Lichtenstein ne cherche pas à renverser la société de consommation. Il utilise des motifs de BD des motifs qui n’expriment pas seulement une idée. Il ne choisit pas des motifs aux déclarations fracassantes, mais plutôt ceux qui n'en contienne aucun de significative. Il se sert des aspects de la culture américaine pour la peinture, qui est son intérêt. Roy Lichtenstein pense que "L'art ne transforme pas. Il formule."


2.3. Jasper Johns et la banalisation

Jasper Johns stigmatise lui aussi l’insignifiance accordée aux objets de la vie courante, avec, à partir de 1960, une série de sculptures représentant des objets ordinaires, comme des ampoules électriques ou des boîtes de bière, en bronze peint. Notons au passage que le pop art n’est pas limité aux collages et dessins. Il était particulièrement influencé par Marcel Duchamp, et ses sculptures se rapprochent du ready-made. Certains le classent comme neo-dadaïste.

Ale Cans et pinceaux, Jasper, 1964

Pinceaux en bronze, 1960 et Ale Cans en bronze peint, 1964, Jasper Johns,
collection inconnue.



2.4. Claes Oldenburg et la taille des objets

Les créations de Claes Oldenburg illustrent l’inconstance et la vulgarité (au sens de "populaire", "commun") des valeurs de la vie américaine. Il travaille sur la nourriture pour se rapprocher de la rue.
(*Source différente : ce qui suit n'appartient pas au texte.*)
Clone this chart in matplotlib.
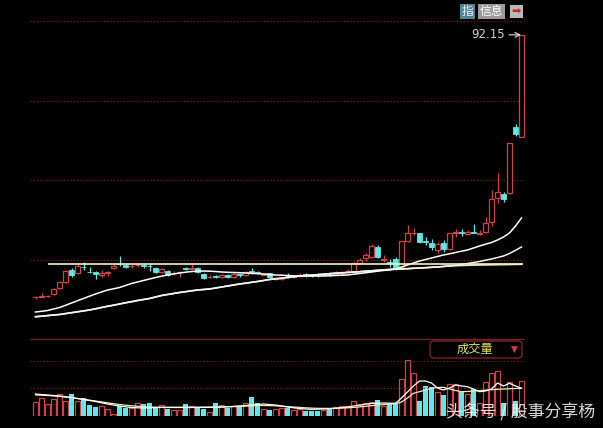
import numpy as np
import matplotlib.pyplot as plt
from matplotlib.patches import Rectangle, FancyBboxPatch

plt.rcParams['font.family'] = ['DejaVu Sans']
cjk = ['Noto Sans CJK SC', 'DejaVu Sans']

# 日K线数据
opens = [13.4, 13.6, 13.8, 14.3, 16.1, 18.1, 21.6, 20.8, 22.6, 21.1,
         20.9, 20.0, 20.8, 22.2, 23.5, 23.2, 22.8, 23.1, 23.0, 22.9,
         22.1, 21.1, 21.3, 20.7, 20.9, 22.1, 22.0, 22.1, 20.3, 19.5,
         19.7, 19.6, 20.1, 19.4, 20.3, 20.1, 21.2, 20.9, 20.2, 20.6,
         19.0, 18.8, 19.9, 19.6, 20.1, 20.3, 19.9, 20.3, 20.2, 20.5,
         20.4, 20.7, 21.2, 21.3, 23.6, 25.1, 25.4, 28.4, 24.7, 23.9,
         24.8, 22.6, 30.4, 32.7, 32.6, 30.2, 29.8, 27.6, 29.6, 27.8,
         32.8, 32.9, 32.4, 32.9, 32.5, 33.1, 36.1, 43.1, 44.4, 44.8,
         64.6, 61.6]
highs = [13.8, 14.8, 14.2, 16.2, 18.3, 21.6, 22.2, 23.7, 24.1, 22.6,
         21.3, 21.6, 21.4, 23.4, 25.8, 23.4, 23.4, 23.8, 23.4, 23.6,
         22.5, 22.2, 21.6, 21.3, 21.4, 22.5, 23.4, 22.6, 20.7, 20.1,
         20.1, 20.4, 20.4, 20.6, 20.7, 21.2, 22.1, 21.3, 20.8, 20.7,
         19.5, 19.3, 20.6, 20.2, 20.7, 20.6, 20.2, 20.6, 20.6, 21.0,
         21.3, 21.3, 21.8, 24.0, 25.2, 26.8, 29.4, 29.1, 26.1, 24.8,
         25.6, 30.3, 35.1, 34.1, 32.7, 31.4, 30.8, 30.1, 30.6, 32.7,
         33.8, 33.8, 33.6, 35.4, 33.6, 37.6, 45.6, 50.7, 45.1, 59.7,
         65.4, 92.15]
lows = [12.9, 13.4, 13.5, 14.1, 15.9, 17.8, 19.5, 20.5, 21.6, 20.6,
        18.9, 19.5, 19.8, 21.9, 22.8, 22.2, 22.2, 22.5, 22.2, 21.4,
        20.7, 20.7, 19.8, 20.1, 19.6, 21.6, 21.8, 20.6, 18.9, 19.2,
        19.2, 19.2, 19.2, 19.2, 19.5, 19.8, 20.3, 20.4, 20.1, 19.2,
        18.6, 18.6, 19.1, 19.2, 19.6, 19.6, 19.4, 19.6, 19.8, 19.8,
        20.1, 20.2, 20.6, 21.0, 23.4, 24.4, 25.2, 25.1, 24.1, 22.6,
        21.6, 22.5, 30.1, 32.1, 29.7, 29.1, 27.6, 26.8, 27.1, 27.6,
        31.6, 31.8, 32.1, 32.6, 32.0, 32.6, 34.8, 41.8, 42.1, 44.3,
        61.8, 61.5]
closes = [13.5, 13.9, 13.9, 15.8, 17.9, 21.4, 20.1, 22.8, 22.5, 21.0,
          20.3, 20.8, 20.9, 22.9, 23.4, 22.4, 22.9, 23.2, 22.9, 22.8,
          20.9, 21.9, 20.1, 20.8, 21.0, 22.0, 22.2, 20.9, 19.1, 19.6,
          19.6, 20.2, 19.5, 20.4, 20.2, 20.9, 21.1, 20.8, 20.5, 19.4,
          19.1, 18.9, 19.8, 19.9, 20.2, 20.2, 19.8, 20.2, 20.3, 20.4,
          21.0, 21.0, 21.3, 23.6, 24.6, 26.1, 28.8, 25.4, 24.8, 23.8,
          22.4, 30.3, 32.6, 32.8, 29.9, 30.1, 28.6, 29.3, 27.8, 32.6,
          32.9, 32.8, 33.1, 32.8, 32.6, 35.6, 42.8, 45.1, 42.8, 59.6,
          62.4, 92.15]

# 均线
ma_fast = [9.0, 9.21, 9.45, 9.9, 10.35, 11.01, 11.7, 12.39, 13.05, 13.74,
           14.4, 15.0, 15.6, 15.96, 16.35, 16.95, 17.55, 18.0, 18.45, 18.9,
           19.35, 19.74, 20.1, 20.4, 20.7, 20.94, 21.15, 21.24, 21.3, 21.24,
           21.15, 21.0, 20.91, 20.85, 20.79, 20.7, 20.61, 20.52, 20.4, 20.25,
           20.1, 20.04, 19.95, 19.86, 19.8, 19.8, 19.8, 19.8, 19.8, 19.86,
           19.95, 20.04, 20.1, 20.34, 20.55, 20.76, 21.0, 21.24, 21.45, 21.66,
           21.9, 22.5, 23.1, 23.7, 24.3, 24.75, 25.2, 25.65, 26.1, 26.46,
           26.85, 27.24, 27.6, 28.2, 28.8, 29.34, 29.85, 30.6, 31.5, 32.7,
           34.8, 37.2]
ma_mid = [7.59, 7.74, 7.92, 8.1, 8.25, 8.52, 8.79, 9.06, 9.33, 9.6,
          9.96, 10.35, 10.71, 11.04, 11.4, 11.76, 12.09, 12.45, 12.75, 13.05,
          13.5, 13.95, 14.25, 14.55, 14.85, 15.09, 15.36, 15.6, 15.75, 15.9,
          16.2, 16.5, 16.8, 17.1, 17.4, 17.64, 17.91, 18.15, 18.45, 18.75,
          18.96, 19.14, 19.35, 19.56, 19.8, 19.92, 20.07, 20.19, 20.34, 20.49,
          20.61, 20.73, 20.85, 20.97, 21.09, 21.24, 21.36, 21.51, 21.63, 21.75,
          21.84, 21.9, 21.99, 22.11, 22.2, 22.29, 22.41, 22.5, 22.65, 22.8,
          23.04, 23.31, 23.55, 23.85, 24.15, 24.54, 24.9, 25.35, 25.8, 26.55,
          27.51, 28.5]
ma_slow = [7.59, 7.74, 7.92, 8.1, 8.25, 8.52, 8.79, 9.06, 9.33, 9.6,
           9.96, 10.35, 10.71, 11.04, 11.4, 11.76, 12.09, 12.45, 12.75, 13.05,
           13.5, 13.95, 14.25, 14.55, 14.85, 15.09, 15.36, 15.6, 15.75, 15.9,
           16.2, 16.5, 16.8, 17.1, 17.4, 17.64, 17.91, 18.15, 18.45, 18.75,
           18.96, 19.14, 19.35, 19.56, 19.8, 19.92, 20.07, 20.19, 20.34, 20.49,
           20.61, 20.73, 20.85, 20.97, 21.09, 21.24, 21.36, 21.51, 21.63, 21.75,
           21.84, 21.9, 21.99, 22.11, 22.2, 22.29, 22.41, 22.5, 22.68, 22.8,
           22.89, 22.95, 23.01, 23.07, 23.1, 23.13, 23.16, 23.19, 23.22, 23.25,
           23.28, 23.31]
level_price = 23.3          # 画线：横线
level_from, level_to = 3, 82
grid_prices = [24.6, 48.6, 72.3, 96.3]
top_price = 92.15

# 成交量
volumes = [14.3, 17.7, 12, 16.7, 21.7, 15.3, 22, 15.3, 17.7, 11,
           9.3, 10, 6.7, 2, 10, 7.7, 7.7, 12.7, 12, 12.7,
           8.7, 11, 6.7, 6, 6, 12, 10, 9.3, 7, 4.3,
           12.7, 11, 8.3, 10, 9.3, 12.7, 18.7, 12.7, 6.7, 6,
           6.7, 8, 8, 6, 7, 5, 5, 5.3, 6, 6.7,
           8.7, 10, 10, 15.3, 11, 13.3, 14.3, 16, 10, 12,
           12.7, 36.7, 56, 43.3, 15.3, 30, 28.7, 24.3, 21, 32,
           32, 24.3, 22, 26.7, 13.3, 34.3, 42.7, 45.3, 13, 34,
           15, 35]
vol_ma_fast = [22, 21.5, 21, 20.5, 20, 19.3, 18.5, 17.5, 16.5, 15.5,
               14.5, 13.2, 12, 11, 10, 9.2, 8.5, 8.2, 8, 8.2,
               8.5, 8.6, 8.7, 8.7, 8.7, 8.7, 8.7, 8.7, 8.7, 8.7,
               8.8, 9, 9.3, 9.6, 10, 10.5, 11, 11.5, 12, 11.5,
               11, 10, 9, 8.2, 7.5, 7, 6.7, 6.8, 7, 7.3,
               7.7, 8.3, 9, 10, 11, 11.8, 12.5, 12.8, 13, 12.8,
               12.7, 18, 24, 30, 35, 35, 33, 28, 26, 28,
               31, 30, 29.3, 27, 24.3, 25, 27, 33, 30, 32.7,
               30, 27.7]
vol_ma_slow = [21, 20.8, 20.5, 20.1, 19.6, 19, 18.3, 17.5, 16.7, 15.8,
               15, 14.1, 13.2, 12.3, 11.5, 10.8, 10.2, 9.7, 9.3, 9,
               8.8, 8.6, 8.5, 8.5, 8.5, 8.5, 8.5, 8.6, 8.7, 8.8,
               8.9, 9, 9.2, 9.4, 9.6, 9.9, 10.2, 10.4, 10.5, 10.4,
               10.2, 9.8, 9.4, 9, 8.6, 8.2, 7.9, 7.7, 7.6, 7.6,
               7.7, 7.9, 8.2, 8.6, 9.1, 9.7, 10.3, 10.9, 11.4, 11.9,
               12.3, 14, 18, 22.7, 24.3, 26, 27.7, 28.5, 28.7, 27,
               25.5, 24.3, 24.5, 25, 25.3, 25.8, 26.3, 26.7, 27, 27.3,
               27.5, 27.7]
vol_grid = [27.7, 55.3]
vol_top = 77

RED = '#d04248'
CYAN = '#5ee8e8'
GRID = '#8a1f1f'

W, H = 603, 428
n = len(closes)
idx = np.arange(1, n + 1)
o = np.array(opens); c = np.array(closes)
hi = np.array(highs); lo = np.array(lows)
up = c > o

fig = plt.figure(figsize=(W / 100, H / 100), dpi=100, facecolor='black')
xl = ((0 - 29.5) / 6, (W - 29.5) / 6)

# 主图
ax = fig.add_axes([0, (H - 339) / H, 1, (339 - 21) / H])
ax.set_facecolor('black')
ax.set_xlim(*xl)
ax.set_ylim(0.9, 96.3)
ax.axis('off')

ax.hlines(grid_prices, 0.1, n + 0.45, colors=GRID, linestyles=(0, (1, 2)),
          lw=0.8, clip_on=False)

bw = 0.68
for i in range(n):
    x = idx[i]
    if up[i]:
        ax.vlines(x, lo[i], o[i], colors=RED, lw=0.9)
        ax.vlines(x, c[i], hi[i], colors=RED, lw=0.9)
        ax.add_patch(Rectangle((x - bw / 2, o[i]), bw, c[i] - o[i],
                               facecolor='black', edgecolor=RED, lw=0.9, zorder=3))
    else:
        ax.vlines(x, lo[i], hi[i], colors=CYAN, lw=0.9)
        ax.add_patch(Rectangle((x - bw / 2, c[i]), bw, max(o[i] - c[i], 0.15),
                               facecolor=CYAN, edgecolor=CYAN, lw=0.6, zorder=3))

ax.plot(idx, ma_slow, color='#f0f0b0', lw=1.2, zorder=4)
ax.plot(idx, ma_mid, color='#f4f4f4', lw=1.1, zorder=4)
ax.plot(idx, ma_fast, color='white', lw=1.1, zorder=4)
ax.hlines(level_price, level_from, level_to + 0.3, colors='#f2f2c8', lw=1.2, zorder=4)

ax.annotate(f'{top_price:.2f}', xy=(n - 0.1, top_price), xytext=(-16, 0),
            textcoords='offset pixels', ha='right', va='center',
            color='#d0d0d0', fontsize=8.5,
            arrowprops=dict(arrowstyle='->', color='#e0e0e0', lw=0.8,
                            shrinkA=1, shrinkB=0))

# 副图：成交量
axv = fig.add_axes([0, (H - 416) / H, 1, 77 / H])
axv.set_facecolor('black')
axv.set_xlim(*xl)
axv.set_ylim(0, vol_top)
axv.axis('off')
axv.hlines(vol_grid, 0.1, n + 0.45, colors=GRID, linestyles=(0, (1, 2)), lw=0.8)
axv.hlines(vol_top, 0.1, n + 0.45, colors='#7a2020', lw=1.0, clip_on=False)

vol = np.array(volumes)
axv.bar(idx[up], vol[up], width=bw, facecolor='black', edgecolor=RED, lw=0.9)
axv.bar(idx[~up], vol[~up], width=bw, color=CYAN, lw=0)
axv.plot(idx, vol_ma_slow, color='#f0f0b0', lw=0.9)
axv.plot(idx, vol_ma_fast, color='white', lw=0.9)

# 成交量标签框
box = FancyBboxPatch((430 / W, 1 - 358 / H), 92 / W, 17 / H,
                     boxstyle='round,pad=0,rounding_size=0.008',
                     transform=fig.transFigure, facecolor='black',
                     edgecolor='#7a2424', lw=1.0)
fig.patches.append(box)
fig.text(475 / W, 1 - 349.5 / H, '成交量', color='#e8e060', fontsize=8.8,
         family=cjk, ha='center', va='center')
fig.text(514 / W, 1 - 349.5 / H, '▼', color='#e0305a', fontsize=6.5,
         ha='center', va='center')

# 右上角按钮
fig.text(467.5 / W, 1 - 11.5 / H, '指', color='#e8f4ff', fontsize=8.5, family=cjk,
         ha='center', va='center',
         bbox=dict(boxstyle='square,pad=0.12', facecolor='#4f8596', edgecolor='none'))
fig.text(491.5 / W, 1 - 11.5 / H, '信息', color='white', fontsize=8.5, family=cjk,
         ha='center', va='center',
         bbox=dict(boxstyle='square,pad=0.12', facecolor='#9a9a9a', edgecolor='none'))
fig.text(516.5 / W, 1 - 11.5 / H, '➡', color='#d02020', fontsize=8,
         ha='center', va='center',
         bbox=dict(boxstyle='square,pad=0.15', facecolor='#b8b8b8', edgecolor='none'))

# 水印
fig.text(521 / W, 1 - 412 / H, '头条号 / 股事分享杨', color='white', alpha=0.85,
         fontsize=12.2, family=cjk, ha='center', va='center')

fig.savefig('out.png', dpi=100, facecolor='black')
Il crée notamment ce hamburger géant, posé à même le sol, en 1962 :

Floor Burger

Claes Oldenburg, Floor Burger 1962, toile rempli de mousse de caoutchouc et de
boîtes en carton, peinture au latex et Liquitex
Art Gallery of Ontario, Toronto

Entre 1969 et 1970, il fabrique un sac à glace géant.

Sac à glace de Claes Oldenburg

Claes Oldenburg, Sac à glace géant, 1969-1970, Vinyle, Acier, Moteur, Souffleurs, Fibre de verre, Laque,
6 m x 6 m x 6 m conservé au MNAM (Paris)

Il a toujours été amateur de grandes œuvres d’art. C’est à lui que l’on doit la bicyclette ensevelie du parc de la Vilette à Paris. Par ces grandes dimensions, il cherchait à proposer une version grotesque de l'objet agrandi.


2.5. Tom Wesselmann et la représentation des corps féminins

En droite ligne du collage de Hamilton (I Was a Rich Man’s Plaything), Tom Wesselmann joue sur l’idéalisation physique de la femme. Les représentations sont toujours chargées d’érotisme.

Les pointes des seins, les hanches et les poils pubiens sont toujours dans ses œuvres particulièrement mis en évidence, les traits des visages, hormis les lèvres, sont presque toujours absents.

Les personnages n’ont généralement pas de personnalité. Ils sont pâles, et entourés d’objets colorés renforçant le contraste. Ils sont en position de faiblesse dans le tableau. On voit que l’œuvre répond à l’idéal masculin de l’époque (d’aujourd’hui encore ?) de la femme.


Great American Nude n°54, Tom Wesselmann, 1964

Great American Nude n°54, 1964,
Whitney Museum of American Art, New York

Ses œuvres ont souvent dérangé, à cause de leur érotisme prononcé.